The OEB Report describes the OEB’s activities carried out in response to the Minister’s letter, including sessions held with First Nations communities, affected distributors and consumer groups. The OEB developed and assessed options to assist First Nations communities based on guiding principles. These guiding principles included maximizing benefits and ensuring equality of outcomes for on-reserve First Nations residential customers, assessing and minimizing costs to other ratepayers, ensuring ease of program implementation and ensuring that First Nations views were heard and considered. One clear message communicated to the OEB was that any First Nations rate assistance should be quick and easy to implement and should not require any application process (as is the case for the Ontario Electricity Support Program). The OEB identified four options: a First Nations Rate Class, seasonal credits, a 50% bill reduction and a credit equal to the delivery charge. The OEB Report evaluated each option and concluded that the preferred option is to eliminate the electricity delivery charge for all on-reserve First Nations residential customers and eliminate the monthly service charge for customers of licensed distributors which charge a bundled rate. Among other things, this option was identified as providing the level of contribution sought by First Nations communities and as an approach that would be visible and easy to implement.

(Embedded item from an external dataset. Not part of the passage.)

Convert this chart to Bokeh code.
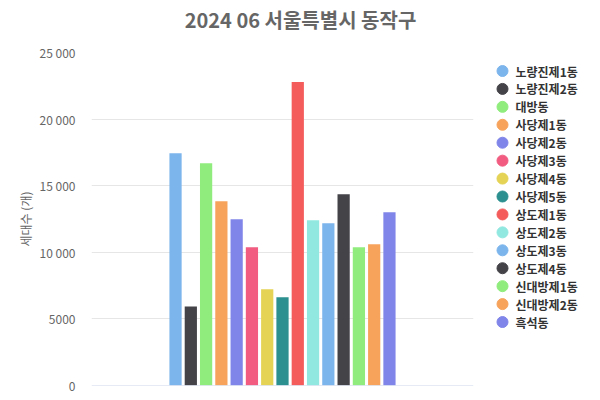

The Ontario Government’s Fair Hydro Plan proposes the creation of a First Nations On-Reserve Delivery Credit which is substantially similar to what was endorsed in the OEB Report. According to the backgrounder from the Minister of Energy, the OEB estimates this would provide eligible residential customers an average monthly benefit of $85. Contrary to what was presumed in the OEB Report, the First Nations On-Reserve Delivery Credit will be funded from “provincial revenues,” rather than from other ratepayers. This initiative will require legislative changes, which may be part of the legislation to be introduced to implement Ontario’s 2017 budget. Based on the Ontario Government’s earlier announcements, it can be expected that the First Nations On-Reserve Delivery Credit will be in place for the summer of 2017.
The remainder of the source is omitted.